At the same time, the reality-based community has its work cut out for it. One election will not change this country and it was foolish to think it ever would. But reform has come before and it can come again. But only with persistence.



Anonymous S.W. Anderson said...

"George W. Bush drove the nation over a cliff. What did Kenneth Lay do that Bush didn't do for eight years?"

Barring a well-concealed conspiracy, Lay croaked. Unfortunately but not surprisingly, Bush wasn't willing to to be that accommodating.

I don't know what Herr Henkels has been drinking, but if he's a leading German opinion maker, my generally high regard for contemporary Germans' self-discipline and good sense will have to be set back a notch.

I'm surprised Galbraith didn't come out and say the U.S. needs a reindustrialization policy and program.
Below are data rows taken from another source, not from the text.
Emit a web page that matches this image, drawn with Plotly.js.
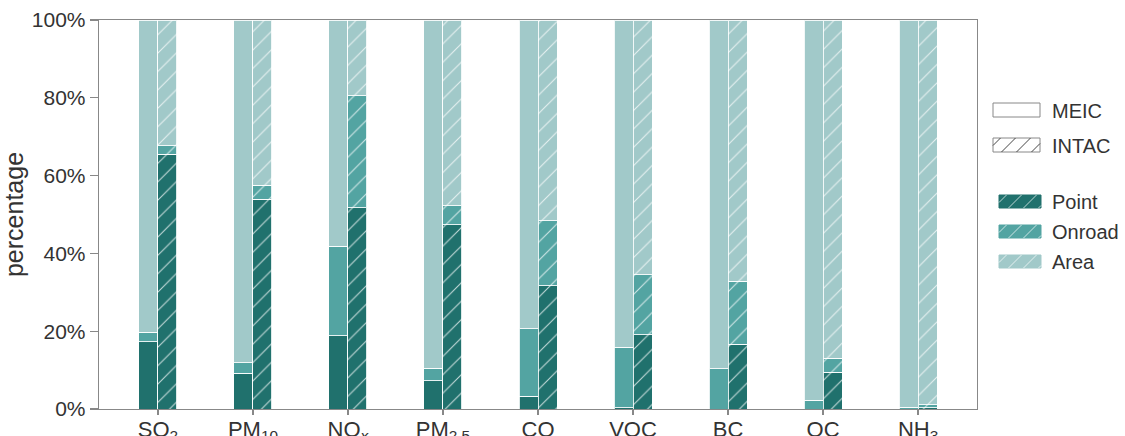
<!DOCTYPE html>
<html>
<head>
<meta charset="utf-8">
<script src="https://cdn.plot.ly/plotly-3.0.1.min.js"></script>
<style>html,body{margin:0;padding:0;background:#fff}#chart{width:1125px;height:436px}</style>
</head>
<body>
<div id="chart"></div>
<script>
const categories = ["SO<sub>2</sub>", "PM<sub>10</sub>", "NO<sub><i>x</i></sub>", "PM<sub>2.5</sub>", "CO", "VOC", "BC", "OC", "NH<sub>3</sub>"];
const meicPoint  = [17.3, 9.2, 18.8, 7.2, 3.3, 0.3, 0.0, 0.0, 0.0];
const meicOnroad = [2.4, 2.7, 23.0, 3.3, 17.3, 15.6, 10.3, 2.3, 0.4];
const meicArea   = [80.3, 88.1, 58.2, 89.5, 79.4, 84.1, 89.7, 97.7, 99.6];
const intacPoint  = [65.5, 53.9, 51.8, 47.4, 31.7, 19.1, 16.6, 9.4, 0.3];
const intacOnroad = [2.2, 3.6, 28.7, 4.9, 16.7, 15.4, 16.3, 3.6, 0.8];
const intacArea   = [32.3, 42.5, 19.5, 47.7, 51.6, 65.5, 67.1, 87.0, 98.9];
const yTicks = [0, 20, 40, 60, 80, 100];
const yTickLabels = ["0%", "20%", "40%", "60%", "80%", "100%"];
const datasetNames = ["MEIC", "INTAC"];
const sourceNames = ["Point", "Onroad", "Area"];

const colors = {Point: "#20716d", Onroad: "#53a4a2", Area: "#a1c9c9"};
const idx = categories.map((c, i) => i);
const xMeic = idx.map(i => i - 0.1);
const xIntac = idx.map(i => i + 0.1);
const font = "Liberation Sans, Arial, sans-serif";

function bar(x, y, name, hatch) {
  const m = {
    color: colors[name],
    line: {color: "rgba(255,255,255,0.85)", width: 1}
  };
  if (hatch) m.pattern = {shape: "/", fgcolor: "rgba(255,255,255,0.75)", bgcolor: colors[name], size: 13, solidity: 0.08};
  return {type: "bar", x: x, y: y, width: 0.2, name: name, showlegend: false, marker: m, hoverinfo: "y"};
}

const traces = [
  bar(xMeic, meicPoint, "Point", false),
  bar(xMeic, meicOnroad, "Onroad", false),
  bar(xMeic, meicArea, "Area", false),
  bar(xIntac, intacPoint, "Point", true),
  bar(xIntac, intacOnroad, "Onroad", true),
  bar(xIntac, intacArea, "Area", true)
];

// ---- manual legend (pixel -> paper conversion) ----
const L = 99, R = 977, T = 20, B = 409;
const px = v => (v - L) / (R - L);
const py = v => (B - v) / (B - T);
const shapes = [];
const annotations = [];

function hatchLines(x0, x1, top, bottom, step, color, width) {
  const h = bottom - top;
  for (let k = x0 - h + step / 2; k < x1; k += step) {
    let sx = k, sy = bottom, ex = k + h, ey = top;
    if (sx < x0) { sy = bottom - (x0 - sx); sx = x0; }
    if (ex > x1) { ey = top + (ex - x1); ex = x1; }
    if (ex - sx < 1) continue;
    shapes.push({type: "line", xref: "paper", yref: "paper", x0: px(sx), y0: py(sy), x1: px(ex), y1: py(ey),
                 line: {color: color, width: width}});
  }
}
function swatch(x0, x1, top, bottom, fill, edge, hatchColor) {
  shapes.push({type: "rect", xref: "paper", yref: "paper", x0: px(x0), x1: px(x1), y0: py(bottom), y1: py(top),
               fillcolor: fill, line: {color: edge, width: 1}});
  if (hatchColor) hatchLines(x0, x1, top, bottom, 15, hatchColor, 1);
}
function label(text, x, yc) {
  annotations.push({xref: "paper", yref: "paper", x: px(x), y: py(yc), xanchor: "left", yanchor: "middle",
                    text: text, showarrow: false, font: {size: 20, color: "#333", family: font}});
}
// dataset legend
swatch(993, 1040, 103, 117, "#ffffff", "#888", null);
label(datasetNames[0], 1050, 110.5);
swatch(993, 1040, 138, 152, "#ffffff", "#888", "#444");
label(datasetNames[1], 1050, 145.5);
// source legend
const srcY = [201.5, 231.5, 261.5];
sourceNames.forEach((n, i) => {
  swatch(999, 1041, srcY[i] - 6.5, srcY[i] + 6.5, colors[n], colors[n], "rgba(255,255,255,0.7)");
  label(n, 1050, srcY[i]);
});

const layout = {
  width: 1125, height: 436,
  margin: {l: 99, r: 148, t: 20, b: 27},
  paper_bgcolor: "#fff", plot_bgcolor: "#fff",
  barmode: "stack",
  font: {family: font, color: "#333", size: 21},
  showlegend: false,
  xaxis: {
    range: [-0.62, 8.62], tickvals: idx, ticktext: categories,
    ticks: "outside", ticklen: 5, tickcolor: "#888", tickwidth: 1.3,
    ticklabelstandoff: -5,
    showline: true, linecolor: "#888", linewidth: 1.3, mirror: true,
    showgrid: false, zeroline: false,
    tickfont: {size: 22, color: "#333"}
  },
  yaxis: {
    range: [0, 100], tickvals: yTicks, ticktext: yTickLabels,
    ticks: "outside", ticklen: 8, tickcolor: "#888", tickwidth: 1.3,
    showline: true, linecolor: "#888", linewidth: 1.3, mirror: true,
    showgrid: false, zeroline: false,
    tickfont: {size: 21, color: "#333"},
    title: {text: "percentage", font: {size: 25, color: "#333"}, standoff: 4}
  },
  shapes: shapes,
  annotations: annotations
};

Plotly.newPlot("chart", traces, layout, {displayModeBar: false, staticPlot: true});
</script>
</body>
</html>
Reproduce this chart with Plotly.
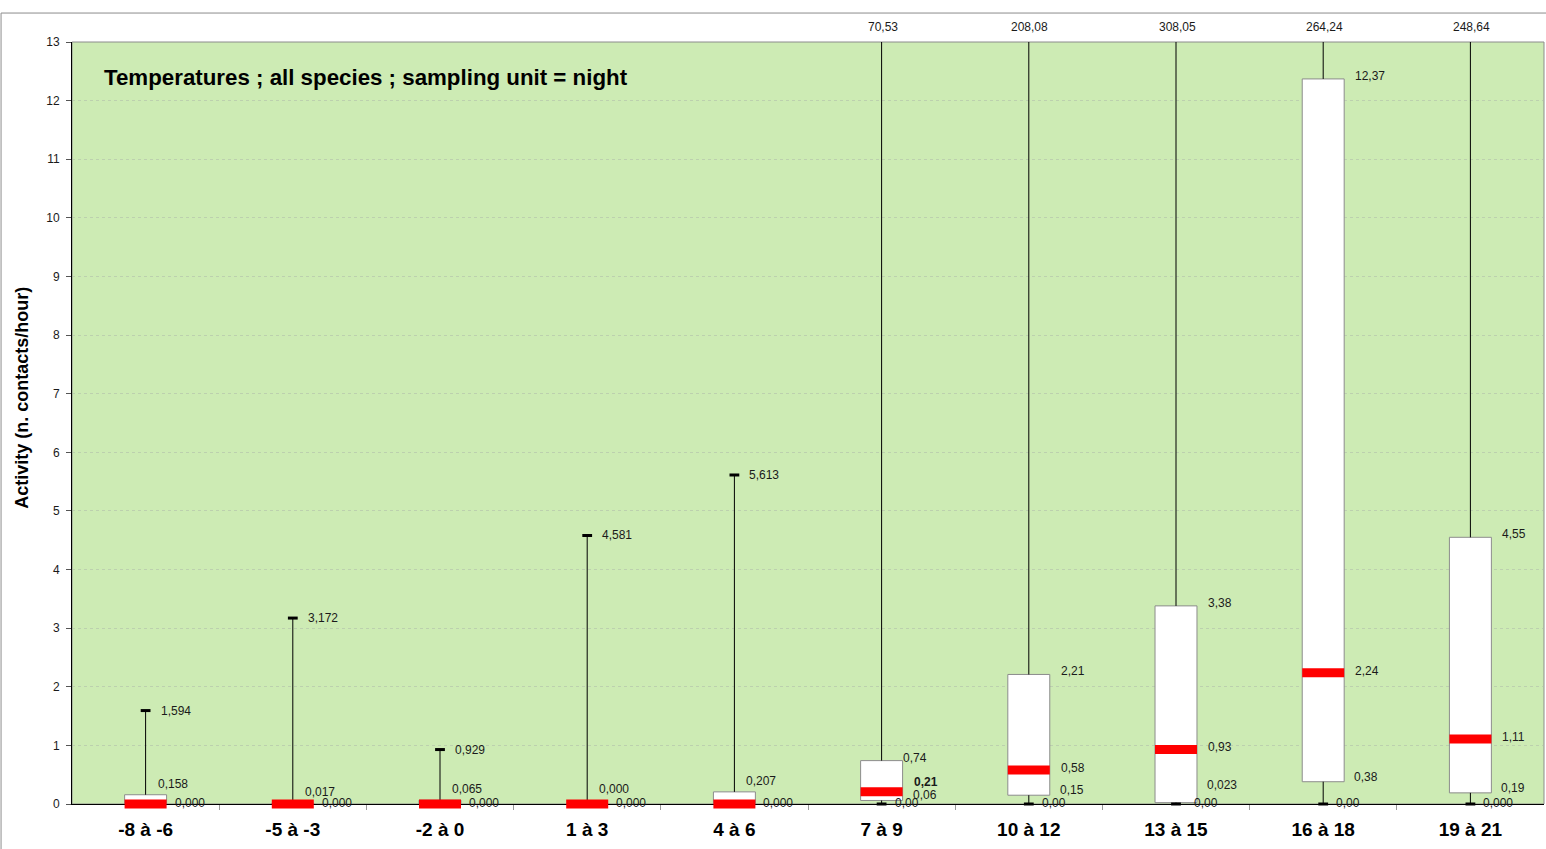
import plotly.graph_objects as go

# Temperature classes (°C) and activity summaries per class
categories = ["-8 à -6", "-5 à -3", "-2 à 0", "1 à 3", "4 à 6",
              "7 à 9", "10 à 12", "13 à 15", "16 à 18", "19 à 21"]
minimum = [0.000, 0.000, 0.000, 0.000, 0.000, 0.00, 0.00, 0.00, 0.00, 0.000]
q1 = [0.000, 0.000, 0.000, 0.000, 0.000, 0.06, 0.15, 0.023, 0.38, 0.19]
median = [0.000, 0.000, 0.000, 0.000, 0.000, 0.21, 0.58, 0.93, 2.24, 1.11]
q3 = [0.158, 0.017, 0.065, 0.000, 0.207, 0.74, 2.21, 3.38, 12.37, 4.55]
maximum = [1.594, 3.172, 0.929, 4.581, 5.613, 70.53, 208.08, 308.05, 264.24, 248.64]
decimals = [3, 3, 3, 3, 3, 2, 2, 2, 2, 2]
min_decimals = [3, 3, 3, 3, 3, 2, 2, 2, 2, 3]
y_ticks = list(range(0, 14))

Y_TOP = 13
BOX_W = 0.285
BOX_PX = 42            # box width in pixels (plotly line-ew length = 1.4 * size)
FONT = "Liberation Sans, Arial, Helvetica, sans-serif"
LABEL_COLOR = "#1a1a1a"

# per-class label tweaks (bold median, extra lift for crowded labels)
label_tweaks = {
    3: dict(q3_dy=4),
    5: dict(median_bold=True, median_dy=8, q3_dx=-11),
    7: dict(q1_dy=13, min_dx=5),
}


def fmt(v, d):
    while round(v, d) != v and d < 4:
        d += 1
    return f"{v:.{d}f}".replace(".", ",")


idx = list(range(len(categories)))

fig = go.Figure()

# whiskers: min -> Q1 and Q3 -> max (upper part clipped at the plot top)
wx, wy = [], []
for i in idx:
    if q1[i] > minimum[i]:
        wx += [i, i, None]
        wy += [minimum[i], q1[i], None]
    wx += [i, i, None]
    wy += [q3[i], maximum[i], None]
fig.add_trace(go.Scatter(x=wx, y=wy, mode="lines",
                         line=dict(color="black", width=1),
                         hoverinfo="skip", showlegend=False))

# interquartile boxes
fig.add_trace(go.Bar(x=idx, y=[q3[i] - q1[i] for i in idx], base=q1,
                     width=BOX_W,
                     marker=dict(color="white", line=dict(color="#8c8c8c", width=1)),
                     hoverinfo="skip", showlegend=False))

# whisker end caps (only where the end is inside the plot)
cx, cy = [], []
for i in idx:
    cx.append(i); cy.append(minimum[i])
    if maximum[i] <= Y_TOP:
        cx.append(i); cy.append(maximum[i])
fig.add_trace(go.Scatter(x=cx, y=cy, mode="markers", cliponaxis=False,
                         marker=dict(symbol="line-ew", size=7,
                                     line=dict(color="black", width=3)),
                         hoverinfo="skip", showlegend=False))

# medians
fig.add_trace(go.Scatter(x=idx, y=median, mode="markers", cliponaxis=False,
                         marker=dict(symbol="line-ew", size=BOX_PX / 1.4,
                                     line=dict(color="#ff0000", width=9)),
                         hoverinfo="skip", showlegend=False))

annotations = []


def lab(x, y, text, dx, dy, bold=False, anchor="left"):
    annotations.append(dict(
        x=x, y=y, xref="x", yref="y", text=f"<b>{text}</b>" if bold else text,
        showarrow=False, xanchor=anchor, yanchor="middle", xshift=dx, yshift=dy,
        font=dict(family=FONT, size=12, color=LABEL_COLOR)))


for i in idx:
    tw = label_tweaks.get(i, {})
    d = decimals[i]
    # maximum
    if maximum[i] <= Y_TOP:
        lab(i, maximum[i], fmt(maximum[i], d), 13, 0)
    else:
        lab(i, Y_TOP, fmt(maximum[i], d), 1, 15, anchor="center")
    small = q1[i] == minimum[i]
    # minimum
    lab(i, minimum[i], fmt(minimum[i], min_decimals[i]),
        (27 if small else 11) + tw.get("min_dx", 0), 1)
    if small:
        lab(i, q3[i], fmt(q3[i], d), 10, 11 + tw.get("q3_dy", 0))
    else:
        lab(i, q3[i], fmt(q3[i], d), 30 + tw.get("q3_dx", 0), 3)
        lab(i, median[i], fmt(median[i], d), 30, 2 + tw.get("median_dy", 0),
            bold=tw.get("median_bold", False))
        lab(i, q1[i], fmt(q1[i], d), 29, 5 + tw.get("q1_dy", 0))

# chart title inside the plot area
annotations.append(dict(
    x=0.0205, y=0.953, xref="paper", yref="paper", xanchor="left", yanchor="middle",
    showarrow=False, text="<b>Temperatures ; all species ; sampling unit = night</b>",
    font=dict(family=FONT, size=22.3, color="black")))

# y-axis title, at a fixed pixel offset left of the plot
annotations.append(dict(
    x=(22 - 72) / 1472, y=0.533, xref="paper", yref="paper",
    xanchor="center", yanchor="middle",
    showarrow=False, textangle=-90, text="<b>Activity (n. contacts/hour)</b>",
    font=dict(family=FONT, size=18, color="black")))

shapes = [
    # plot area frame
    dict(type="rect", xref="paper", yref="paper", x0=0, x1=1, y0=0, y1=1,
         line=dict(color="#8c8c8c", width=1), layer="below"),
    # outer chart frame (top and left edges)
    dict(type="line", xref="paper", yref="paper", x0=-0.0482, x1=1.01,
         y0=1.038, y1=1.038, line=dict(color="#8c8c8c", width=1)),
    dict(type="line", xref="paper", yref="paper", x0=-0.0482, x1=-0.0482,
         y0=1.038, y1=-0.07, line=dict(color="#8c8c8c", width=1)),
]

fig.update_layout(
    width=1546, height=849,
    margin=dict(l=72, r=2, t=42, b=45),
    paper_bgcolor="white",
    plot_bgcolor="#cdebb4",
    barmode="overlay",
    showlegend=False,
    annotations=annotations,
    shapes=shapes,
    font=dict(family=FONT, color="black"),
    xaxis=dict(
        range=[-0.5, len(categories) - 0.5],
        tickmode="array", tickvals=idx, ticktext=categories,
        ticks="outside", ticklen=5, tickcolor="rgba(0,0,0,0)",
        showgrid=False, zeroline=False,
        tickfont=dict(family=FONT, size=19, color="black", weight="bold"),
        ticklabelstandoff=3,
        showline=True, linecolor="black", linewidth=1,
        layer="below traces",
        minor=dict(tickmode="array", tickvals=[i + 0.5 for i in idx[:-1]],
                   ticks="outside", ticklen=5, tickcolor="#9a9a9a", tickwidth=1),
        fixedrange=True,
    ),
    yaxis=dict(
        range=[0, Y_TOP], tickmode="array", tickvals=y_ticks,
        ticks="outside", ticklen=5, tickcolor="#555555",
        tickfont=dict(family=FONT, size=12, color="#1a1a1a"),
        ticklabelstandoff=4,
        showgrid=True, gridcolor="rgba(175,185,170,0.55)", griddash="dot", gridwidth=1,
        zeroline=False, showline=True, linecolor="black", linewidth=1,
        layer="below traces",
        fixedrange=True,
    ),
)

fig.write_html("out.html")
Fine, if it focuses in part on green stuff. But it better be about making vacuum cleaners, frying pans, steel I-beams and a million other things, of competitive quality and at competitive prices.

The other thing we had better do, which doesn't take us back to the status quo ante, is kick the top marginal tax rate up to about 85 percent. Before we do, though, we'd better have a free earplugs handout, because the radical right will squeal like stuck pigs.

11:41 PM  
Blogger Craig said...

Hi S.W.,

Thanks for the comments. Galbraith is one of those who worries we're not going to get very far until the United States can do better at taking the future into account. We're now stuck planning 18 months into the future when we need to plan 10 to 20 to 30 years into the future. That by definition will mean a lot of rebuilding and a lot of reindustrialization.

Krugman, Stiglitz, Robert Reich and Galbraith are often saying pretty much the same thing, though they may come to the same point from different perspectives.

As for Germany, it still has some of the best minds around but there's a reactionary undercurrent that's been building for some time. It's nothing like what seems to be happening in the U.S., at least if one watches Fox News. But German reactionaries are very interested in America's far right and seem to borrow some of the rhetorical nonsense. Of course, around the world, the German right is far from being the only people to be imitating the GOP.

I'm sympathetic to the 85 percent tax rate, though I would be ecstatic to see 70%. I think there would be more sympathy for soaking the rich, except for one factor. Many people fantasize about winning the lottery. I'm partly joking but I suspect there may be some truth to it.